Penalising the innocent while the guilty go free could ensure that big players – and thousands of jobs – are lost to the UK warns Brian Monteith
The first tremors of a coming financial earthquake were heard this week when HSBC dropped heavy hints that it is going to relocate its headquarters outside the UK. Speaking in Hong Kong, HSBC chairman Douglas Flint said: “We are beginning to see the final shape of regulation, the final shape of structural reform and as soon as that mist lifts sufficiently we will once again start to look at where the best place for HSBC is.”
The reason? The possibility of Brexit? No, the move will be to the far east, not Paris or Frankfurt.
What then? Why the decision to review the City of London location of the bank’s headquarters? The answer is deeper, high corporate taxes, levies and penalties that banks in the UK have been enduring with no end in sight.
HSBC moved its domicile from Hong Kong to London in 1993 but, faced with a large hike in bank taxes this year, is joining Standard Chartered, which makes most of its profits in Asia but also has its HQ in London, in looking into making a big move. With the banks will go not just the thousands of jobs that will have to relocate, but the corporate and banking taxes that will be paid elsewhere and all the associated local business activity from sandwich bars and caterers to professional, consultants and public service workers in transport and the utilities.
Rather than jailing the individual bankers, dealers and brokers that have been caught defrauding the public over the last ten years, our governments have been taking the far easier option and penalising the banks at a corporate level. These institutions employ tens of thousands in London and across the UK and are vital to the financing of many more enterprises and their jobs, but it makes for good headlines when politicians are hard on the banks, rather than hard on the causes of banking scandals – those executives that have been involved in levels of fraud, such as interest rate fixing, that are off the scale.
I cannot accept there are not the laws available to bring forward prosecutions – not least when there are e-mail trails documenting the culprits’ names and their illicit processes – but if that is so then the law needs changed. Conservatives in particular should be no friend of corporate greed; it undermines the moral case for capitalism which is built upon the freedom of the individual to trade and compete. A far tougher stance on anti-trust law is taken in the United States than in the UK or the European Union and our politicians could do well to learn from there.

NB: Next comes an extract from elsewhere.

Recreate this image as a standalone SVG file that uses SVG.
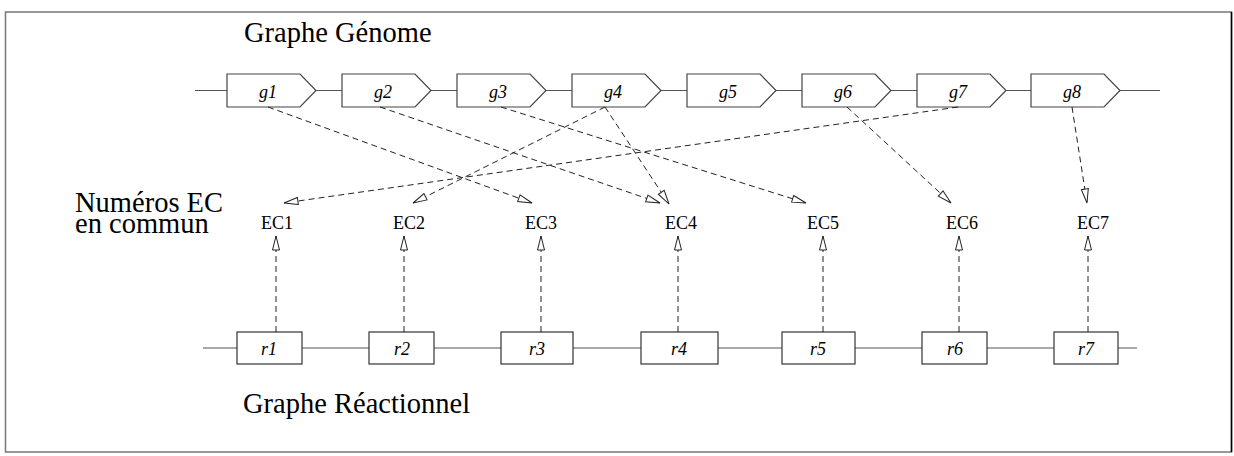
<svg xmlns="http://www.w3.org/2000/svg" width="1234" height="456" viewBox="0 0 1234 456">
<defs>
<style>
.title{font-family:"Liberation Serif","Times New Roman",serif;font-size:28.5px;fill:#000}
.ec{font-family:"Liberation Serif","Times New Roman",serif;font-size:18px;fill:#000;text-anchor:middle}
.lbl{font-family:"Liberation Serif","Times New Roman",serif;font-size:18px;font-style:italic;fill:#000;text-anchor:middle}
.gene{fill:#fff;stroke:#444;stroke-width:1.2}
.rbox{fill:#fff;stroke:#333;stroke-width:1.2}
.chain{stroke:#555;stroke-width:1.2;fill:none}
.dash{stroke:#222;stroke-width:1;stroke-dasharray:6 4;fill:none;marker-end:url(#tri)}
</style>
<marker id="tri" markerUnits="userSpaceOnUse" markerWidth="18" markerHeight="10" refX="15" refY="5" orient="auto" overflow="visible">
<path d="M1,1.5 L15,5 L1,8.5 z" fill="#fff" stroke="#222" stroke-width="1"/>
</marker>
</defs>
<rect x="5.5" y="12" width="1226" height="440" fill="#fff" stroke="#777" stroke-width="1.5"/>
<line x1="1231.5" y1="12" x2="1231.5" y2="452" stroke="#000" stroke-width="1.5"/>

<text class="title" x="244" y="42">Graphe Génome</text>
<text class="title" x="75" y="212">Numéros EC</text>
<text class="title" x="75" y="233">en commun</text>
<text class="title" x="243" y="413">Graphe Réactionnel</text>

<g id="chains">
<line class="chain" x1="195" y1="90.5" x2="1160" y2="90.5"/>
<line class="chain" x1="203" y1="348" x2="1137" y2="348"/>
</g>

<g id="g1"><path class="gene" d="M227,74 H300 L316,90.5 L300,107 H227 Z"/><text class="lbl" x="268" y="98">g1</text></g>
<g id="g2"><path class="gene" d="M342,74 H415 L431,90.5 L415,107 H342 Z"/><text class="lbl" x="383" y="98">g2</text></g>
<g id="g3"><path class="gene" d="M457,74 H530 L546,90.5 L530,107 H457 Z"/><text class="lbl" x="498" y="98">g3</text></g>
<g id="g4"><path class="gene" d="M572,74 H645 L661,90.5 L645,107 H572 Z"/><text class="lbl" x="613" y="98">g4</text></g>
<g id="g5"><path class="gene" d="M687,74 H760 L776,90.5 L760,107 H687 Z"/><text class="lbl" x="728" y="98">g5</text></g>
<g id="g6"><path class="gene" d="M802,74 H875 L891,90.5 L875,107 H802 Z"/><text class="lbl" x="843" y="98">g6</text></g>
<g id="g7"><path class="gene" d="M917,74 H990 L1006,90.5 L990,107 H917 Z"/><text class="lbl" x="958" y="98">g7</text></g>
<g id="g8"><path class="gene" d="M1031,74 H1104 L1120,90.5 L1104,107 H1031 Z"/><text class="lbl" x="1072" y="98">g8</text></g>

<g id="ec1"><text class="ec" x="277" y="229">EC1</text></g>
<g id="ec2"><text class="ec" x="409" y="229">EC2</text></g>
<g id="ec3"><text class="ec" x="541" y="229">EC3</text></g>
<g id="ec4"><text class="ec" x="681" y="229">EC4</text></g>
<g id="ec5"><text class="ec" x="823" y="229">EC5</text></g>
<g id="ec6"><text class="ec" x="962" y="229">EC6</text></g>
<g id="ec7"><text class="ec" x="1093" y="229">EC7</text></g>

<g id="r1"><rect class="rbox" x="237" y="332" width="65" height="32"/><text class="lbl" x="269" y="355">r1</text></g>
<g id="r2"><rect class="rbox" x="369" y="332" width="65" height="32"/><text class="lbl" x="402" y="355">r2</text></g>
<g id="r3"><rect class="rbox" x="501" y="332" width="72" height="32"/><text class="lbl" x="537" y="355">r3</text></g>
<g id="r4"><rect class="rbox" x="641" y="332" width="77" height="32"/><text class="lbl" x="679" y="355">r4</text></g>
<g id="r5"><rect class="rbox" x="782" y="332" width="73" height="32"/><text class="lbl" x="818" y="355">r5</text></g>
<g id="r6"><rect class="rbox" x="922" y="332" width="65" height="32"/><text class="lbl" x="955" y="355">r6</text></g>
<g id="r7"><rect class="rbox" x="1054" y="332" width="64" height="32"/><text class="lbl" x="1086" y="355">r7</text></g>

<g id="connectors">
<line class="dash" x1="268" y1="107" x2="532" y2="203"/>
<line class="dash" x1="380" y1="107" x2="660" y2="203"/>
<line class="dash" x1="501" y1="107" x2="806" y2="203"/>
<line class="dash" x1="605" y1="107" x2="413" y2="203"/>
<line class="dash" x1="605" y1="107" x2="669" y2="204"/>
<line class="dash" x1="847" y1="107" x2="951" y2="203"/>
<line class="dash" x1="958" y1="107" x2="284" y2="203"/>
<line class="dash" x1="1072" y1="107" x2="1087" y2="203"/>
<line class="dash" x1="276" y1="332" x2="276" y2="236"/>
<line class="dash" x1="404" y1="332" x2="404" y2="236"/>
<line class="dash" x1="541" y1="332" x2="541" y2="236"/>
<line class="dash" x1="678" y1="332" x2="678" y2="236"/>
<line class="dash" x1="823" y1="332" x2="823" y2="236"/>
<line class="dash" x1="959" y1="332" x2="959" y2="236"/>
<line class="dash" x1="1088" y1="332" x2="1088" y2="236"/>
</g>
</svg>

Unfortunately the political culture of both the Conservative and Labour parties has morphed into a devotion to corporatism that leaves them without a cigarette paper between them, marginalising the corner grocer, stifling the entrepreneur and locking us into ever increasing regulation that seeks to eradicate risk.
But risk is necessary to help differentiate between choices and inspire creativity, just as competition between trading nations is better than the homogenous conformity that stifles economic growth by eliminating competitive advantage. It is no coincidence that the European Union is in decline relative to the rest of the world while the City has been blossoming by being outside some of the EU’s constraints.
Enjoying the opiate of their supposedly “one-off” penalties when financial times are tight, government ministers and opposition leaders hint at increasing or widening banking taxes rather than reducing them, and still the culprits of fraud walk free. If it’s not the banks it is the energy companies whose profits have been manufactured by the introduction of regulations devised by the government.
Our politicians, conscious no doubt of their own responsibilities for the financial crash, have no wish to go after those individuals that sanctioned the interest rate fixing and the questionable deals that brought companies down – when some public prosecutions would send a message to everyone that such scandalous behaviour will not be tolerated in future and help emphasis the fact that the majority of bankers are good honest people.
There is a lesson here not just for UK politicians, but for John Swinney too. Now, laden with new powers to cut or raise taxes – and with more powers to come, irrespective of whether or not full fiscal autonomy is granted – Swinney faces the question of how to finance the extra benefits that Scots enjoy compared to their English, Welsh and Northern Irish siblings. Free personal care, free tuition fees, free pensioner travel, free prescriptions, no matter how worthy and popular have to be paid for by somebody, because they are not free, they bear a cost. To maintain these and other expensive policies taxes in Scotland may have to go up.
Business rates are already penalising Scottish companies more than they do in the rest of the UK – and will go up further – but a rise in personal income tax, on top of other taxes that Swinney has been increasing, such as his failed replacement for Stamp Duty, could mark the penalisation of our entrepreneurial class – the self employed. Introducing a 50p top rate will raise little but give a big signal to those that can move to think about where they, like HSBC, should be domiciled. With mobility ever more flexible thanks to the internet, the ties that bind our self-employed to Scotland are much, much looser.
The problem with raising taxes in Scotland is that the tax base of the wealthiest is already low – around 14,000 people – which means that to raise decent money that would make an impact on the Scottish Government’s budget the working population will have to pay more. Taxing the wealthy results in lower revenues by reducing that tax base – increasing the need to tax the low-paid. We could then see a rise in the standard rate of income tax in Scotland with the same negative effects – people of creativity and ambition moving away.